_WHAT IS NEEDED_.
Repeat the material verbatim and drop the pictures.

[START]

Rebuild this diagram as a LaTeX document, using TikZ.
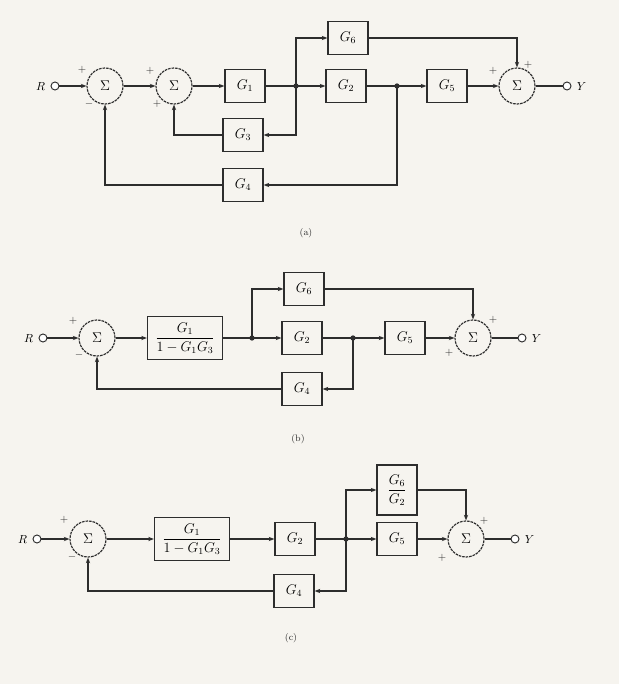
\documentclass[tikz,border=0pt]{standalone}
\usepackage{amsmath}
\usepackage{amssymb}
\usetikzlibrary{calc, positioning}
\usetikzlibrary{arrows.meta}

\definecolor{paper}{RGB}{246,244,239}
\definecolor{ink}{RGB}{45,45,45}

\begin{document}
\begin{tikzpicture}[x=0.03cm, y=-0.03cm,
  wire/.style={draw=ink, line width=0.9pt},
  sig/.style={wire, -{Stealth[length=1.7mm, width=1.3mm]}},
  blk/.style={draw=ink, line width=1.1pt, minimum width=1.2cm, minimum height=1.0cm, inner sep=1pt, font=\large},
  fracblk/.style={blk, minimum width=2.25cm, minimum height=1.3cm},
  sumnode/.style={circle, draw=ink, line width=1pt, dash pattern=on 2.2pt off 0.8pt, minimum size=1.08cm, inner sep=0pt, font=\large},
  term/.style={circle, draw=ink, line width=0.8pt, fill=white, minimum size=0.24cm, inner sep=0pt},
  jn/.style={circle, fill=ink, minimum size=4.5pt, inner sep=0pt},
  sgn/.style={font=\small, text=ink},
  captxt/.style={font=\footnotesize, text=ink}]
\fill[paper] (0,0) rectangle (619,684);
\useasboundingbox (0,0) rectangle (619,684);

% (a)
\node[term] (rA) at (55,86) {};
\node[left=1pt of rA] (labRA) {$R$};
\node[sumnode] (sumA1) at (105,86) {$\Sigma$};
\node[sumnode] (sumA2) at (174,86) {$\Sigma$};
\node[blk] (gA1) at (245,86) {$G_1$};
\node[jn] (jA1) at (296,86) {};
\node[blk] (gA6) at (348,38) {$G_6$};
\node[blk] (gA2) at (346,86) {$G_2$};
\node[jn] (jA2) at (397,86) {};
\node[blk] (gA5) at (447,86) {$G_5$};
\node[sumnode] (sumA3) at (517,86) {$\Sigma$};
\node[term] (yA) at (567,86) {};
\node[right=1pt of yA] (labYA) {$Y$};
\node[blk] (gA3) at (243,135) {$G_3$};
\node[blk] (gA4) at (243,185) {$G_4$};

\draw[sig] (rA) -- (sumA1);
\draw[sig] (sumA1) -- (sumA2);
\draw[sig] (sumA2) -- (gA1);
\draw[wire] (gA1) -- (jA1.center);
\draw[sig] (jA1.center) |- (gA6);
\draw[sig] (jA1.center) -- (gA2);
\draw[wire] (gA2) -- (jA2.center);
\draw[sig] (jA2.center) -- (gA5);
\draw[sig] (gA5) -- (sumA3);
\draw[sig] (gA6) -| (sumA3);
\draw[wire] (sumA3) -- (yA);
\draw[sig] (jA1.center) |- (gA3);
\draw[sig] (gA3) -| (sumA2);
\draw[sig] (jA2.center) |- (gA4);
\draw[sig] (gA4) -| (sumA1);

\node[sgn] at ($(sumA1)+(-23,-16)$) {$+$};
\node[sgn] at ($(sumA1)+(-16,18)$) {$-$};
\node[sgn] at ($(sumA2)+(-24,-15)$) {$+$};
\node[sgn] at ($(sumA2)+(-17,18)$) {$+$};
\node[sgn] at ($(sumA3)+(-24,-15)$) {$+$};
\node[sgn] at ($(sumA3)+(11,-21)$) {$+$};
\node[captxt] (capA) at (306,233) {(a)};

% (b)
\node[term] (rB) at (43,338) {};
\node[left=1pt of rB] (labRB) {$R$};
\node[sumnode] (sumB1) at (97,338) {$\Sigma$};
\node[fracblk] (gB1) at (185,338) {$\dfrac{G_1}{1-G_1G_3}$};
\node[jn] (jB1) at (252,338) {};
\node[blk] (gB6) at (304,289) {$G_6$};
\node[blk] (gB2) at (302,338) {$G_2$};
\node[jn] (jB2) at (353,338) {};
\node[blk] (gB5) at (405,338) {$G_5$};
\node[sumnode] (sumB2) at (473,338) {$\Sigma$};
\node[term] (yB) at (522,338) {};
\node[right=1pt of yB] (labYB) {$Y$};
\node[blk] (gB4) at (302,389) {$G_4$};

\draw[sig] (rB) -- (sumB1);
\draw[sig] (sumB1) -- (gB1);
\draw[wire] (gB1) -- (jB1.center);
\draw[sig] (jB1.center) |- (gB6);
\draw[sig] (jB1.center) -- (gB2);
\draw[wire] (gB2) -- (jB2.center);
\draw[sig] (jB2.center) -- (gB5);
\draw[sig] (gB5) -- (sumB2);
\draw[sig] (gB6) -| (sumB2);
\draw[wire] (sumB2) -- (yB);
\draw[sig] (jB2.center) |- (gB4);
\draw[sig] (gB4) -| (sumB1);

\node[sgn] at ($(sumB1)+(-24,-17)$) {$+$};
\node[sgn] at ($(sumB1)+(-18,17)$) {$-$};
\node[sgn] at ($(sumB2)+(-24,15)$) {$+$};
\node[sgn] at ($(sumB2)+(20,-18)$) {$+$};
\node[captxt] (capB) at (298,439) {(b)};

% (c)
\node[term] (rC) at (37,539) {};
\node[left=1pt of rC] (labRC) {$R$};
\node[sumnode] (sumC1) at (88,539) {$\Sigma$};
\node[fracblk] (gC1) at (192,539) {$\dfrac{G_1}{1-G_1G_3}$};
\node[blk] (gC2) at (295,539) {$G_2$};
\node[jn] (jC1) at (346,539) {};
\node[blk, minimum height=1.5cm] (gC62) at (397,490) {$\dfrac{G_6}{G_2}$};
\node[blk] (gC5) at (397,539) {$G_5$};
\node[sumnode] (sumC2) at (466,539) {$\Sigma$};
\node[term] (yC) at (515,539) {};
\node[right=1pt of yC] (labYC) {$Y$};
\node[blk] (gC4) at (294,591) {$G_4$};

\draw[sig] (rC) -- (sumC1);
\draw[sig] (sumC1) -- (gC1);
\draw[sig] (gC1) -- (gC2);
\draw[wire] (gC2) -- (jC1.center);
\draw[sig] (jC1.center) |- (gC62);
\draw[sig] (jC1.center) -- (gC5);
\draw[sig] (gC5) -- (sumC2);
\draw[sig] (gC62) -| (sumC2);
\draw[wire] (sumC2) -- (yC);
\draw[sig] (jC1.center) |- (gC4);
\draw[sig] (gC4) -| (sumC1);

\node[sgn] at ($(sumC1)+(-24,-19)$) {$+$};
\node[sgn] at ($(sumC1)+(-16,18)$) {$-$};
\node[sgn] at ($(sumC2)+(-24,19)$) {$+$};
\node[sgn] at ($(sumC2)+(18,-18)$) {$+$};
\node[captxt] (capC) at (291,638) {(c)};
\end{tikzpicture}
\end{document}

[END]

_TASK ANSWER_.
Rebuild this diagram as a LaTeX document, using TikZ.
\documentclass[tikz,border=0pt]{standalone}
\usepackage{amsmath}
\usepackage{amssymb}
\usetikzlibrary{calc, positioning}
\usetikzlibrary{arrows.meta}

\definecolor{paper}{RGB}{246,244,239}
\definecolor{ink}{RGB}{45,45,45}

\begin{document}
\begin{tikzpicture}[x=0.03cm, y=-0.03cm,
  wire/.style={draw=ink, line width=0.9pt},
  sig/.style={wire, -{Stealth[length=1.7mm, width=1.3mm]}},
  blk/.style={draw=ink, line width=1.1pt, minimum width=1.2cm, minimum height=1.0cm, inner sep=1pt, font=\large},
  fracblk/.style={blk, minimum width=2.25cm, minimum height=1.3cm},
  sumnode/.style={circle, draw=ink, line width=1pt, dash pattern=on 2.2pt off 0.8pt, minimum size=1.08cm, inner sep=0pt, font=\large},
  term/.style={circle, draw=ink, line width=0.8pt, fill=white, minimum size=0.24cm, inner sep=0pt},
  jn/.style={circle, fill=ink, minimum size=4.5pt, inner sep=0pt},
  sgn/.style={font=\small, text=ink},
  captxt/.style={font=\footnotesize, text=ink}]
\fill[paper] (0,0) rectangle (619,684);
\useasboundingbox (0,0) rectangle (619,684);

% (a)
\node[term] (rA) at (55,86) {};
\node[left=1pt of rA] (labRA) {$R$};
\node[sumnode] (sumA1) at (105,86) {$\Sigma$};
\node[sumnode] (sumA2) at (174,86) {$\Sigma$};
\node[blk] (gA1) at (245,86) {$G_1$};
\node[jn] (jA1) at (296,86) {};
\node[blk] (gA6) at (348,38) {$G_6$};
\node[blk] (gA2) at (346,86) {$G_2$};
\node[jn] (jA2) at (397,86) {};
\node[blk] (gA5) at (447,86) {$G_5$};
\node[sumnode] (sumA3) at (517,86) {$\Sigma$};
\node[term] (yA) at (567,86) {};
\node[right=1pt of yA] (labYA) {$Y$};
\node[blk] (gA3) at (243,135) {$G_3$};
\node[blk] (gA4) at (243,185) {$G_4$};

\draw[sig] (rA) -- (sumA1);
\draw[sig] (sumA1) -- (sumA2);
\draw[sig] (sumA2) -- (gA1);
\draw[wire] (gA1) -- (jA1.center);
\draw[sig] (jA1.center) |- (gA6);
\draw[sig] (jA1.center) -- (gA2);
\draw[wire] (gA2) -- (jA2.center);
\draw[sig] (jA2.center) -- (gA5);
\draw[sig] (gA5) -- (sumA3);
\draw[sig] (gA6) -| (sumA3);
\draw[wire] (sumA3) -- (yA);
\draw[sig] (jA1.center) |- (gA3);
\draw[sig] (gA3) -| (sumA2);
\draw[sig] (jA2.center) |- (gA4);
\draw[sig] (gA4) -| (sumA1);

\node[sgn] at ($(sumA1)+(-23,-16)$) {$+$};
\node[sgn] at ($(sumA1)+(-16,18)$) {$-$};
\node[sgn] at ($(sumA2)+(-24,-15)$) {$+$};
\node[sgn] at ($(sumA2)+(-17,18)$) {$+$};
\node[sgn] at ($(sumA3)+(-24,-15)$) {$+$};
\node[sgn] at ($(sumA3)+(11,-21)$) {$+$};
\node[captxt] (capA) at (306,233) {(a)};

% (b)
\node[term] (rB) at (43,338) {};
\node[left=1pt of rB] (labRB) {$R$};
\node[sumnode] (sumB1) at (97,338) {$\Sigma$};
\node[fracblk] (gB1) at (185,338) {$\dfrac{G_1}{1-G_1G_3}$};
\node[jn] (jB1) at (252,338) {};
\node[blk] (gB6) at (304,289) {$G_6$};
\node[blk] (gB2) at (302,338) {$G_2$};
\node[jn] (jB2) at (353,338) {};
\node[blk] (gB5) at (405,338) {$G_5$};
\node[sumnode] (sumB2) at (473,338) {$\Sigma$};
\node[term] (yB) at (522,338) {};
\node[right=1pt of yB] (labYB) {$Y$};
\node[blk] (gB4) at (302,389) {$G_4$};

\draw[sig] (rB) -- (sumB1);
\draw[sig] (sumB1) -- (gB1);
\draw[wire] (gB1) -- (jB1.center);
\draw[sig] (jB1.center) |- (gB6);
\draw[sig] (jB1.center) -- (gB2);
\draw[wire] (gB2) -- (jB2.center);
\draw[sig] (jB2.center) -- (gB5);
\draw[sig] (gB5) -- (sumB2);
\draw[sig] (gB6) -| (sumB2);
\draw[wire] (sumB2) -- (yB);
\draw[sig] (jB2.center) |- (gB4);
\draw[sig] (gB4) -| (sumB1);

\node[sgn] at ($(sumB1)+(-24,-17)$) {$+$};
\node[sgn] at ($(sumB1)+(-18,17)$) {$-$};
\node[sgn] at ($(sumB2)+(-24,15)$) {$+$};
\node[sgn] at ($(sumB2)+(20,-18)$) {$+$};
\node[captxt] (capB) at (298,439) {(b)};

% (c)
\node[term] (rC) at (37,539) {};
\node[left=1pt of rC] (labRC) {$R$};
\node[sumnode] (sumC1) at (88,539) {$\Sigma$};
\node[fracblk] (gC1) at (192,539) {$\dfrac{G_1}{1-G_1G_3}$};
\node[blk] (gC2) at (295,539) {$G_2$};
\node[jn] (jC1) at (346,539) {};
\node[blk, minimum height=1.5cm] (gC62) at (397,490) {$\dfrac{G_6}{G_2}$};
\node[blk] (gC5) at (397,539) {$G_5$};
\node[sumnode] (sumC2) at (466,539) {$\Sigma$};
\node[term] (yC) at (515,539) {};
\node[right=1pt of yC] (labYC) {$Y$};
\node[blk] (gC4) at (294,591) {$G_4$};

\draw[sig] (rC) -- (sumC1);
\draw[sig] (sumC1) -- (gC1);
\draw[sig] (gC1) -- (gC2);
\draw[wire] (gC2) -- (jC1.center);
\draw[sig] (jC1.center) |- (gC62);
\draw[sig] (jC1.center) -- (gC5);
\draw[sig] (gC5) -- (sumC2);
\draw[sig] (gC62) -| (sumC2);
\draw[wire] (sumC2) -- (yC);
\draw[sig] (jC1.center) |- (gC4);
\draw[sig] (gC4) -| (sumC1);

\node[sgn] at ($(sumC1)+(-24,-19)$) {$+$};
\node[sgn] at ($(sumC1)+(-16,18)$) {$-$};
\node[sgn] at ($(sumC2)+(-24,19)$) {$+$};
\node[sgn] at ($(sumC2)+(18,-18)$) {$+$};
\node[captxt] (capC) at (291,638) {(c)};
\end{tikzpicture}
\end{document}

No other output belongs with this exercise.